§ **Information provided**:
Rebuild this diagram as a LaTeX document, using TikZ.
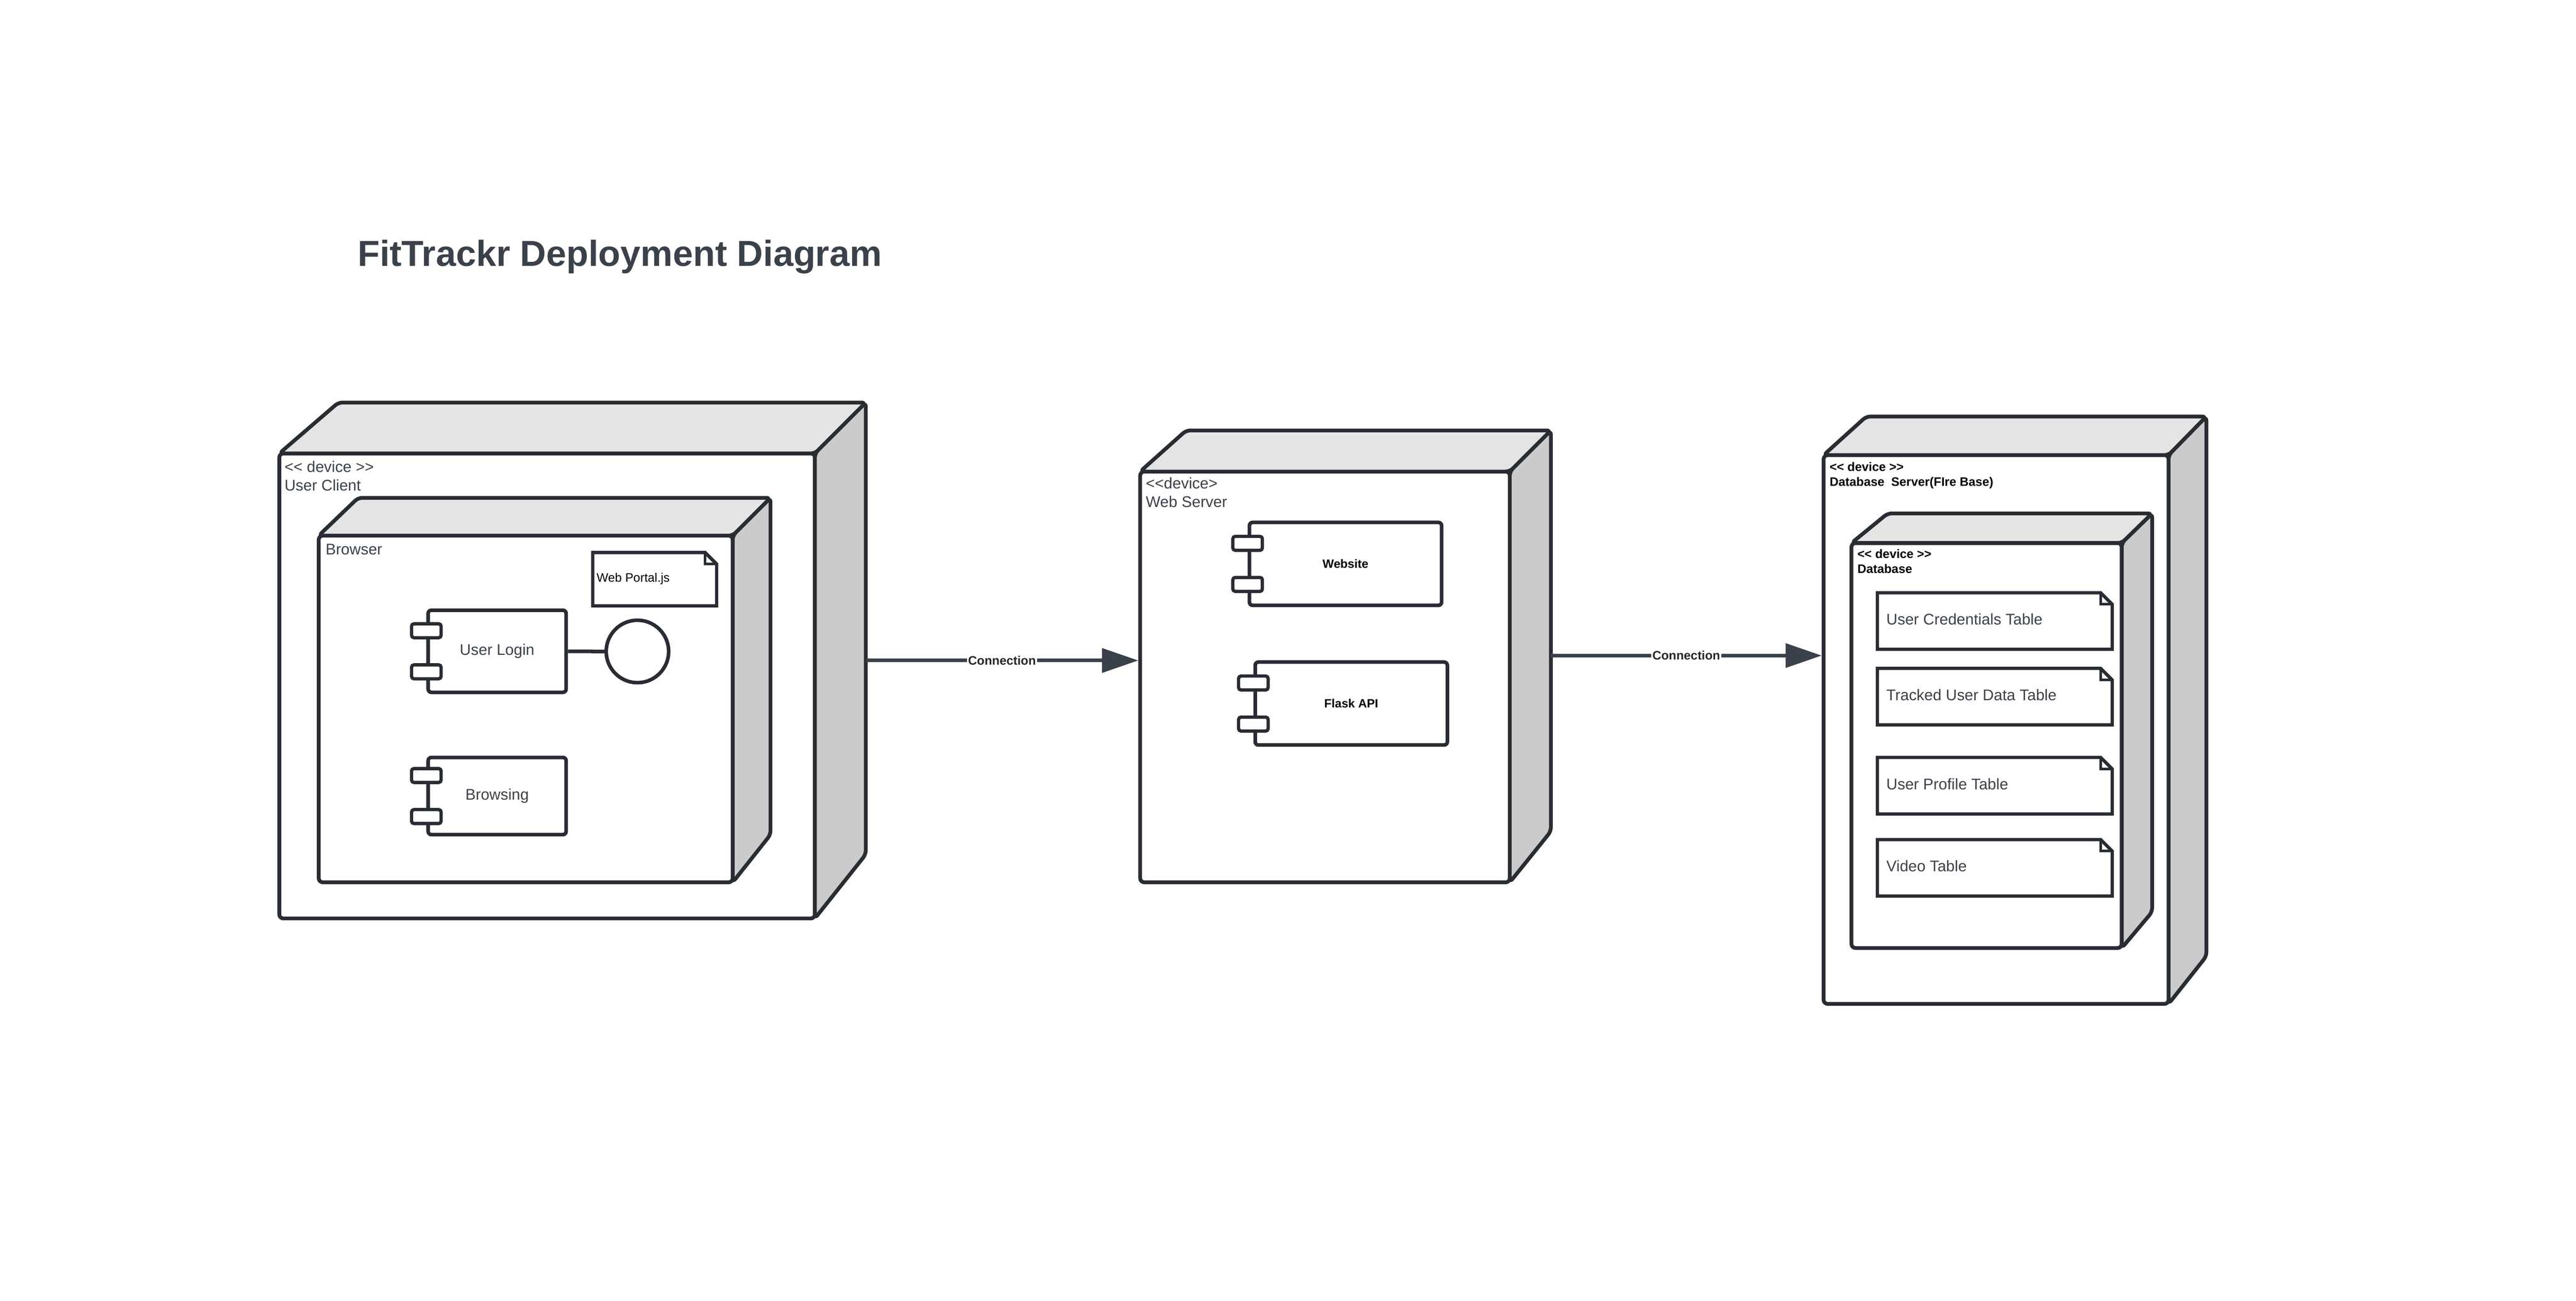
\documentclass[tikz,border=0pt]{standalone}
\usepackage{fontspec}
\setmainfont{Liberation Sans}[Ligatures=TeXOff]
\usetikzlibrary{arrows.meta}

\definecolor{lineDark}{HTML}{282C33}
\definecolor{textGray}{HTML}{3A414A}
\definecolor{topGray}{HTML}{E4E4E4}
\definecolor{sideGray}{HTML}{CBCBCB}

\tikzset{
  devfront/.style={draw=lineDark, line width=2.3pt, rounded corners=2.5pt, fill=white, inner sep=0pt},
  devtop/.style={draw=lineDark, line width=2.3pt, rounded corners=2.5pt, line join=round, fill=topGray},
  devside/.style={draw=lineDark, line width=2.3pt, rounded corners=2.5pt, line join=round, fill=sideGray},
  comp/.style={draw=lineDark, line width=2.2pt, rounded corners=2pt, fill=white, inner sep=0pt},
  port/.style={draw=lineDark, line width=2pt, rounded corners=1.5pt, fill=white, minimum width=18pt, minimum height=8.5pt, inner sep=0pt},
  docnote/.style={inner sep=0pt},
  noteline/.style={draw=lineDark, line width=2pt, fill=white},
  lbl/.style={text=textGray, font=\fontsize{9.4}{11.3}\selectfont, inner sep=0pt, align=left},
  blbl/.style={text=black, font=\fontsize{7.5}{9.1}\selectfont\bfseries, inner sep=0pt, align=left},
  conn/.style={draw=textGray, line width=2.2pt, -{Triangle[length=22pt,width=14.5pt]}},
  connlbl/.style={fill=white, text=black!85, font=\fontsize{7.5}{8}\selectfont\bfseries, inner sep=0.8pt},
}

\begin{document}
\begin{tikzpicture}[x=1pt,y=1pt,yscale=-1,xscale=1]
\useasboundingbox (0,0) rectangle (1568,791.6);

% Text Node
\node[anchor=base west, inner sep=0pt, text=textGray, font=\fontsize{22}{26}\selectfont\bfseries] (title) at (217.5,162.1) {FitTrackr Deployment Diagram};

%Shape: Cube [User Client]
\node[devfront, minimum width=326pt, minimum height=283pt] (client) at (333,417.5) {};
\draw[devtop] (170,276) -- (206,245) -- (527,245) -- (496,276) -- cycle;
\draw[devside] (496,276) -- (527,245) -- (527,520) -- (496,559) -- cycle;
% Text Node
\node[lbl, anchor=north west] (clientLbl) at (173,280.3) {<< device >>\\User Client};

%Shape: Cube [Browser]
\node[devfront, minimum width=252pt, minimum height=211pt] (browser) at (320,431.5) {};
\draw[devtop] (194,326) -- (218,303) -- (469,303) -- (446,326) -- cycle;
\draw[devside] (446,326) -- (469,303) -- (469,508) -- (446,537) -- cycle;
% Text Node
\node[lbl, anchor=base west] (browserLbl) at (198,337.7) {Browser};

%Shape: Document [Web Portal.js]
\node[docnote, minimum width=75pt, minimum height=32pt] (portal) at (398.5,352.5) {};

%Shape: Component [User Login / Browsing]
\node[comp, lbl, minimum width=84pt, minimum height=50pt] (login) at (302.6,396.4) {User Login};
\node[comp, lbl, minimum width=84pt, minimum height=47pt] (browsing) at (302.6,484.5) {Browsing};
%Shape: Circle [interface]
\node[draw=lineDark, line width=2.2pt, circle, fill=white, minimum size=38pt, inner sep=0pt] (loginIf) at (388,396.5) {};
\draw[draw=lineDark, line width=2.2pt] (login.east) -- (loginIf.west);

%Shape: Cube [Web Server]
\node[devfront, minimum width=225pt, minimum height=250pt] (server) at (806.5,412) {};
\draw[devtop] (694,287) -- (722,262) -- (944,262) -- (919,287) -- cycle;
\draw[devside] (919,287) -- (944,262) -- (944,506) -- (919,537) -- cycle;
% Text Node
\node[lbl, anchor=north west] (serverLbl) at (697.3,290.5) {<<device>\\Web Server};

%Shape: Component [Website / Flask API]
\node[comp, text=black, font=\fontsize{7.3}{9}\selectfont\bfseries, minimum width=117pt, minimum height=50.5pt] (website) at (819,343.2) {Website};
\node[comp, text=black, font=\fontsize{7.3}{9}\selectfont\bfseries, minimum width=117pt, minimum height=50.5pt] (flask) at (822.5,428.2) {Flask API};

%Shape: Cube [Database Server]
\node[devfront, minimum width=210pt, minimum height=334pt] (dbserver) at (1215,444) {};
\draw[devtop] (1110,277) -- (1136,253.5) -- (1343,253.5) -- (1320,277) -- cycle;
\draw[devside] (1320,277) -- (1343,253.5) -- (1343,582) -- (1320,611) -- cycle;
% Text Node
\node[blbl, anchor=north west] (dbserverLbl) at (1113.5,281) {<< device >>\\Database\ \ Server(FIre Base)};

%Shape: Cube [Database]
\node[devfront, minimum width=164.5pt, minimum height=246.5pt] (database) at (1209.2,453.75) {};
\draw[devtop] (1127,330.5) -- (1149,312.5) -- (1310,312.5) -- (1291.5,330.5) -- cycle;
\draw[devside] (1291.5,330.5) -- (1310,312.5) -- (1310,555) -- (1291.5,577) -- cycle;
% Text Node
\node[blbl, anchor=north west] (databaseLbl) at (1130.4,334) {<< device >>\\Database};

%Shape: Document [tables]
\node[docnote, minimum width=142.5pt, minimum height=34pt] (tcred) at (1214.2,378) {};
\node[docnote, minimum width=142.5pt, minimum height=34pt] (ttrack) at (1214.2,424) {};
\node[docnote, minimum width=142.5pt, minimum height=34pt] (tprof) at (1214.2,478.2) {};
\node[docnote, minimum width=142.5pt, minimum height=34pt] (tvideo) at (1214.2,528.2) {};

% document outlines with folded corner (yshift follows yscale=-1, so +7 is down)
\foreach \n in {portal,tcred,ttrack,tprof,tvideo}{
  \draw[noteline] (\n.north west) -- ([xshift=-7pt]\n.north east) -- ([yshift=7pt]\n.north east) -- (\n.south east) -- (\n.south west) -- cycle;
  \draw[draw=lineDark, line width=1.6pt] ([xshift=-7pt]\n.north east) -- ([xshift=-7pt,yshift=7pt]\n.north east) -- ([yshift=7pt]\n.north east);
}
% Text Node
\node[anchor=base west, inner sep=0pt, font=\fontsize{7.5}{9}\selectfont] (portalTxt) at (363,354.3) {Web Portal.js};
\node[lbl, anchor=west] (tcredLbl) at (1148,377) {User Credentials Table};
\node[lbl, anchor=west] (ttrackLbl) at (1148,423) {Tracked User Data Table};
\node[lbl, anchor=west] (tprofLbl) at (1148,477.2) {User Profile Table};
\node[lbl, anchor=west] (tvideoLbl) at (1148,527.2) {Video Table};

% ports on components
\foreach \c in {login,browsing,website,flask}{
  \node[port] (\c-pa) at ([yshift=12.5pt]\c.west) {};
  \node[port] (\c-pb) at ([yshift=-12.5pt]\c.west) {};
}

% connectors
\coordinate (clientSide) at (527,402);
\coordinate (serverSide) at (944,399);
\draw[conn] (clientSide) -- (server.west |- clientSide) node[midway, connlbl] (conn1) {Connection};
\draw[conn] (serverSide) -- (dbserver.west |- serverSide) node[midway, connlbl] (conn2) {Connection};

\end{tikzpicture}
\end{document}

§ **Exercise**:
Take the listing above and print it exactly, apart from the pictures.

§ **The reply**:
Rebuild this diagram as a LaTeX document, using TikZ.
\documentclass[tikz,border=0pt]{standalone}
\usepackage{fontspec}
\setmainfont{Liberation Sans}[Ligatures=TeXOff]
\usetikzlibrary{arrows.meta}

\definecolor{lineDark}{HTML}{282C33}
\definecolor{textGray}{HTML}{3A414A}
\definecolor{topGray}{HTML}{E4E4E4}
\definecolor{sideGray}{HTML}{CBCBCB}

\tikzset{
  devfront/.style={draw=lineDark, line width=2.3pt, rounded corners=2.5pt, fill=white, inner sep=0pt},
  devtop/.style={draw=lineDark, line width=2.3pt, rounded corners=2.5pt, line join=round, fill=topGray},
  devside/.style={draw=lineDark, line width=2.3pt, rounded corners=2.5pt, line join=round, fill=sideGray},
  comp/.style={draw=lineDark, line width=2.2pt, rounded corners=2pt, fill=white, inner sep=0pt},
  port/.style={draw=lineDark, line width=2pt, rounded corners=1.5pt, fill=white, minimum width=18pt, minimum height=8.5pt, inner sep=0pt},
  docnote/.style={inner sep=0pt},
  noteline/.style={draw=lineDark, line width=2pt, fill=white},
  lbl/.style={text=textGray, font=\fontsize{9.4}{11.3}\selectfont, inner sep=0pt, align=left},
  blbl/.style={text=black, font=\fontsize{7.5}{9.1}\selectfont\bfseries, inner sep=0pt, align=left},
  conn/.style={draw=textGray, line width=2.2pt, -{Triangle[length=22pt,width=14.5pt]}},
  connlbl/.style={fill=white, text=black!85, font=\fontsize{7.5}{8}\selectfont\bfseries, inner sep=0.8pt},
}

\begin{document}
\begin{tikzpicture}[x=1pt,y=1pt,yscale=-1,xscale=1]
\useasboundingbox (0,0) rectangle (1568,791.6);

% Text Node
\node[anchor=base west, inner sep=0pt, text=textGray, font=\fontsize{22}{26}\selectfont\bfseries] (title) at (217.5,162.1) {FitTrackr Deployment Diagram};

%Shape: Cube [User Client]
\node[devfront, minimum width=326pt, minimum height=283pt] (client) at (333,417.5) {};
\draw[devtop] (170,276) -- (206,245) -- (527,245) -- (496,276) -- cycle;
\draw[devside] (496,276) -- (527,245) -- (527,520) -- (496,559) -- cycle;
% Text Node
\node[lbl, anchor=north west] (clientLbl) at (173,280.3) {<< device >>\\User Client};

%Shape: Cube [Browser]
\node[devfront, minimum width=252pt, minimum height=211pt] (browser) at (320,431.5) {};
\draw[devtop] (194,326) -- (218,303) -- (469,303) -- (446,326) -- cycle;
\draw[devside] (446,326) -- (469,303) -- (469,508) -- (446,537) -- cycle;
% Text Node
\node[lbl, anchor=base west] (browserLbl) at (198,337.7) {Browser};

%Shape: Document [Web Portal.js]
\node[docnote, minimum width=75pt, minimum height=32pt] (portal) at (398.5,352.5) {};

%Shape: Component [User Login / Browsing]
\node[comp, lbl, minimum width=84pt, minimum height=50pt] (login) at (302.6,396.4) {User Login};
\node[comp, lbl, minimum width=84pt, minimum height=47pt] (browsing) at (302.6,484.5) {Browsing};
%Shape: Circle [interface]
\node[draw=lineDark, line width=2.2pt, circle, fill=white, minimum size=38pt, inner sep=0pt] (loginIf) at (388,396.5) {};
\draw[draw=lineDark, line width=2.2pt] (login.east) -- (loginIf.west);

%Shape: Cube [Web Server]
\node[devfront, minimum width=225pt, minimum height=250pt] (server) at (806.5,412) {};
\draw[devtop] (694,287) -- (722,262) -- (944,262) -- (919,287) -- cycle;
\draw[devside] (919,287) -- (944,262) -- (944,506) -- (919,537) -- cycle;
% Text Node
\node[lbl, anchor=north west] (serverLbl) at (697.3,290.5) {<<device>\\Web Server};

%Shape: Component [Website / Flask API]
\node[comp, text=black, font=\fontsize{7.3}{9}\selectfont\bfseries, minimum width=117pt, minimum height=50.5pt] (website) at (819,343.2) {Website};
\node[comp, text=black, font=\fontsize{7.3}{9}\selectfont\bfseries, minimum width=117pt, minimum height=50.5pt] (flask) at (822.5,428.2) {Flask API};

%Shape: Cube [Database Server]
\node[devfront, minimum width=210pt, minimum height=334pt] (dbserver) at (1215,444) {};
\draw[devtop] (1110,277) -- (1136,253.5) -- (1343,253.5) -- (1320,277) -- cycle;
\draw[devside] (1320,277) -- (1343,253.5) -- (1343,582) -- (1320,611) -- cycle;
% Text Node
\node[blbl, anchor=north west] (dbserverLbl) at (1113.5,281) {<< device >>\\Database\ \ Server(FIre Base)};

%Shape: Cube [Database]
\node[devfront, minimum width=164.5pt, minimum height=246.5pt] (database) at (1209.2,453.75) {};
\draw[devtop] (1127,330.5) -- (1149,312.5) -- (1310,312.5) -- (1291.5,330.5) -- cycle;
\draw[devside] (1291.5,330.5) -- (1310,312.5) -- (1310,555) -- (1291.5,577) -- cycle;
% Text Node
\node[blbl, anchor=north west] (databaseLbl) at (1130.4,334) {<< device >>\\Database};

%Shape: Document [tables]
\node[docnote, minimum width=142.5pt, minimum height=34pt] (tcred) at (1214.2,378) {};
\node[docnote, minimum width=142.5pt, minimum height=34pt] (ttrack) at (1214.2,424) {};
\node[docnote, minimum width=142.5pt, minimum height=34pt] (tprof) at (1214.2,478.2) {};
\node[docnote, minimum width=142.5pt, minimum height=34pt] (tvideo) at (1214.2,528.2) {};

% document outlines with folded corner (yshift follows yscale=-1, so +7 is down)
\foreach \n in {portal,tcred,ttrack,tprof,tvideo}{
  \draw[noteline] (\n.north west) -- ([xshift=-7pt]\n.north east) -- ([yshift=7pt]\n.north east) -- (\n.south east) -- (\n.south west) -- cycle;
  \draw[draw=lineDark, line width=1.6pt] ([xshift=-7pt]\n.north east) -- ([xshift=-7pt,yshift=7pt]\n.north east) -- ([yshift=7pt]\n.north east);
}
% Text Node
\node[anchor=base west, inner sep=0pt, font=\fontsize{7.5}{9}\selectfont] (portalTxt) at (363,354.3) {Web Portal.js};
\node[lbl, anchor=west] (tcredLbl) at (1148,377) {User Credentials Table};
\node[lbl, anchor=west] (ttrackLbl) at (1148,423) {Tracked User Data Table};
\node[lbl, anchor=west] (tprofLbl) at (1148,477.2) {User Profile Table};
\node[lbl, anchor=west] (tvideoLbl) at (1148,527.2) {Video Table};

% ports on components
\foreach \c in {login,browsing,website,flask}{
  \node[port] (\c-pa) at ([yshift=12.5pt]\c.west) {};
  \node[port] (\c-pb) at ([yshift=-12.5pt]\c.west) {};
}

% connectors
\coordinate (clientSide) at (527,402);
\coordinate (serverSide) at (944,399);
\draw[conn] (clientSide) -- (server.west |- clientSide) node[midway, connlbl] (conn1) {Connection};
\draw[conn] (serverSide) -- (dbserver.west |- serverSide) node[midway, connlbl] (conn2) {Connection};

\end{tikzpicture}
\end{document}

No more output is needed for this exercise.